- Given information -
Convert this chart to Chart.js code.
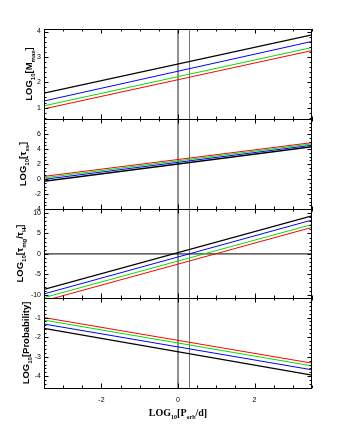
<!DOCTYPE html>
<html><head><meta charset="utf-8">
<script src="https://cdn.jsdelivr.net/npm/chart.js@4"></script>
<style>
html,body{margin:0;padding:0;background:#fff;}
#wrap{position:relative;width:340px;height:440px;background:#fff;}
.p{position:absolute;left:0;width:340px;}
</style></head><body><div id="wrap">
<div class="p" style="top:21px;height:106px"><canvas id="c1"></canvas></div>
<div class="p" style="top:111px;height:106px"><canvas id="c2"></canvas></div>
<div class="p" style="top:201px;height:105px"><canvas id="c3"></canvas></div>
<div class="p" style="top:290px;height:150px"><canvas id="c4"></canvas></div>
</div>
<script>
// ---- data ----
const logPorb = [-3.5, 3.5];            // x endpoints of each straight line
const markerLines = [0, 0.301];         // vertical reference lines (log P)
const xTicks = [-2, 0, 2];

// Panel 1: LOG10[Mmax]
const mmaxBlack = [1.57, 3.87];
const mmaxBlue  = [1.26, 3.61];
const mmaxGreen = [1.07, 3.37];
const mmaxRed   = [0.95, 3.25];
const yTicks1 = [1, 2, 3, 4];

// Panel 2: LOG10[tau_ss]
const tauBlack = [-0.30, 4.30];
const tauBlue  = [-0.05, 4.50];
const tauGreen = [0.15, 4.68];
const tauRed   = [0.35, 4.85];
const yTicks2 = [-4, -2, 0, 2, 4, 6];

// Panel 3: LOG10[tau_mg / tau_H]
const ratioBlack = [-8.7, 9.3];
const ratioBlue  = [-9.8, 8.3];
const ratioGreen = [-10.7, 7.2];
const ratioRed   = [-11.5, 6.5];
const ratioZero  = [0, 0];
const yTicks3 = [-10, -5, 0, 5, 10];

// Panel 4: LOG10[Probability]
const probBlack = [-1.55, -3.94];
const probBlue  = [-1.33, -3.67];
const probGreen = [-1.13, -3.47];
const probRed   = [-1.00, -3.33];
const yTicks4 = [-4, -3, -2, -1];

// ---- helpers ----
function pts(ys){ return logPorb.map((x,i)=>({x:x,y:ys[i]})); }
function series(ys,color,w){
  return {data:pts(ys),borderColor:color,borderWidth:w||1,pointRadius:0,fill:false,tension:0};
}
function vline(x,ymin,ymax,color){
  return {data:[{x:x,y:ymin},{x:x,y:ymax}],borderColor:color,borderWidth:1,pointRadius:0,fill:false};
}
function richText(ctx, parts, cx, cy, rot, size, family){
  const sub = Math.round(size*0.62);
  const mf = 'bold '+size+'px '+family, sf = 'bold '+sub+'px '+family;
  let W = 0;
  const ws = parts.map(p=>{ctx.font = p[1]?sf:mf; const w = ctx.measureText(p[0]).width; W+=w; return w;});
  ctx.save();
  ctx.translate(cx, cy);
  if (rot) ctx.rotate(-Math.PI/2);
  ctx.fillStyle = '#000';
  ctx.textBaseline = 'alphabetic';
  ctx.textAlign = 'left';
  let x = -W/2;
  parts.forEach((p,i)=>{
    ctx.font = p[1]?sf:mf;
    ctx.fillText(p[0], x, size*0.36 + (p[1]? size*0.3 : 0));
    x += ws[i];
  });
  ctx.restore();
}

const framePlugin = {
  id:'frame',
  afterDatasetsDraw(chart, args, o){
    const ctx = chart.ctx, a = chart.chartArea, xs = chart.scales.x, ys = chart.scales.y;
    ctx.save();
    ctx.strokeStyle = '#000'; ctx.lineWidth = 1;
    ctx.strokeRect(Math.round(a.left)+0.5, Math.round(a.top)+0.5, Math.round(a.right-a.left)-1, Math.round(a.bottom-a.top));
    ctx.beginPath();
    // x ticks (inward, top and bottom)
    for (let k = -7; k <= 7; k++){
      const v = k*0.5; if (v < xs.min || v > xs.max) continue;
      const px = Math.round(xs.getPixelForValue(v))+0.5;
      const L = (k % 4 === 0) ? 4.5 : 2.5;
      ctx.moveTo(px, a.bottom); ctx.lineTo(px, a.bottom-L);
      ctx.moveTo(px, a.top); ctx.lineTo(px, a.top+L);
    }
    // y ticks (inward, left and right)
    const st = o.minor;
    const n0 = Math.ceil(ys.min/st-1e-6), n1 = Math.floor(ys.max/st+1e-6);
    for (let k = n0; k <= n1; k++){
      const v = k*st;
      const major = o.ticks.some(t=>Math.abs(t-v)<1e-6);
      const py = Math.round(ys.getPixelForValue(v))+0.5;
      const L = major ? 4.5 : 2.5;
      ctx.moveTo(a.left, py); ctx.lineTo(a.left+L, py);
      ctx.moveTo(a.right, py); ctx.lineTo(a.right-L, py);
    }
    ctx.stroke();
    ctx.restore();
    richText(ctx, o.title, o.titleX, (a.top+a.bottom)/2, true, 9.5, '"Liberation Sans", Arial, sans-serif');
    if (o.xTitle) richText(ctx, o.xTitle, (a.left+a.right)/2, a.bottom+24, false, 10, '"Liberation Serif", "Times New Roman", serif');
  }
};

function makeChart(id, datasets, ymin, ymax, ticks, minor, title, titleX, last){
  const tickFont = {family:'"Liberation Sans", Arial, sans-serif', size:7};
  new Chart(document.getElementById(id), {
    type:'line',
    data:{datasets:datasets},
    plugins:[framePlugin],
    options:{
      responsive:true, maintainAspectRatio:false, animation:false,
      layout:{autoPadding:false, padding:{left:0,right:28,top:8,bottom:last?0:8}},
      plugins:{legend:{display:false}, tooltip:{enabled:false},
        frame:{ticks:ticks, minor:minor, title:title, titleX:titleX, xTitle:last?[['LOG',0],['10',1],['[P',0],['orb',1],['/d]',0]]:null}},
      scales:{
        x:{type:'linear', min:logPorb[0], max:logPorb[1], display:!!last,
           grid:{display:false, drawTicks:false}, border:{display:false},
           ticks:{font:tickFont, color:'#000', padding:8, maxRotation:0},
           afterBuildTicks:s=>{s.ticks = xTicks.map(v=>({value:v}));},
           afterFit:s=>{ if (last) s.height = 52; }},
        y:{type:'linear', min:ymin, max:ymax,
           grid:{display:false, drawTicks:false}, border:{display:false},
           ticks:{font:tickFont, color:'#000', padding:3},
           afterBuildTicks:s=>{s.ticks = ticks.map(v=>({value:v}));},
           afterFit:s=>{s.width = 44;}}
      }
    }
  });
}
const C = ['#000000','#0000ff','#00e000','#ff0000'];
function markers(ymin,ymax){ return [vline(markerLines[0],ymin,ymax,'#222'), vline(markerLines[1],ymin,ymax,'#777')]; }

makeChart('c1', [series(mmaxBlack,C[0],1.3),series(mmaxBlue,C[1]),series(mmaxGreen,C[2]),series(mmaxRed,C[3])].concat(markers(0.55,4.1)),
  0.55, 4.1, yTicks1, 0.2, [['LOG',0],['10',1],['[M',0],['max',1],[']',0]], 29, false);
makeChart('c2', [series(tauBlack,C[0],1.3),series(tauBlue,C[1]),series(tauGreen,C[2]),series(tauRed,C[3])].concat(markers(-4,8)),
  -4, 8, yTicks2, 0.5, [['LOG',0],['10',1],['[τ',0],['ss',1],[']',0]], 23, false);
makeChart('c3', [series(ratioBlack,C[0],1.3),series(ratioBlue,C[1]),series(ratioGreen,C[2]),series(ratioRed,C[3]),
  {data:pts(ratioZero),borderColor:'#000',borderWidth:1,pointRadius:0,fill:false}].concat(markers(-10.8,11)),
  -10.8, 11, yTicks3, 1, [['LOG',0],['10',1],['[τ',0],['mg',1],['/τ',0],['H',1],[']',0]], 20, false);
makeChart('c4', [series(probBlack,C[0],1.3),series(probBlue,C[1]),series(probGreen,C[2]),series(probRed,C[3])].concat(markers(-4.6,0)),
  -4.6, 0, yTicks4, 0.2, [['LOG',0],['10',1],['[Probability]',0]], 26, true);
</script></body></html>
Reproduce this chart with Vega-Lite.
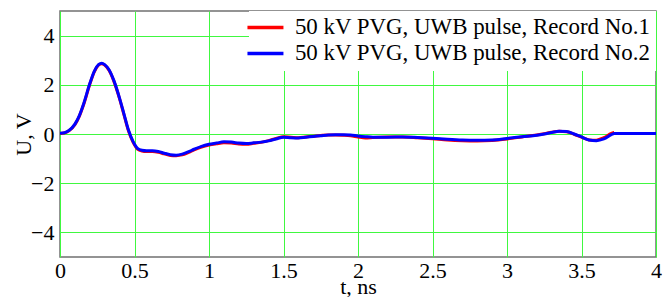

- What to work on -
Scan the material above for the string "this" and report each line where you find it.

- Exercise output -
Convert this chart to Chart.js code.
Reproduce this chart with Vega-Lite.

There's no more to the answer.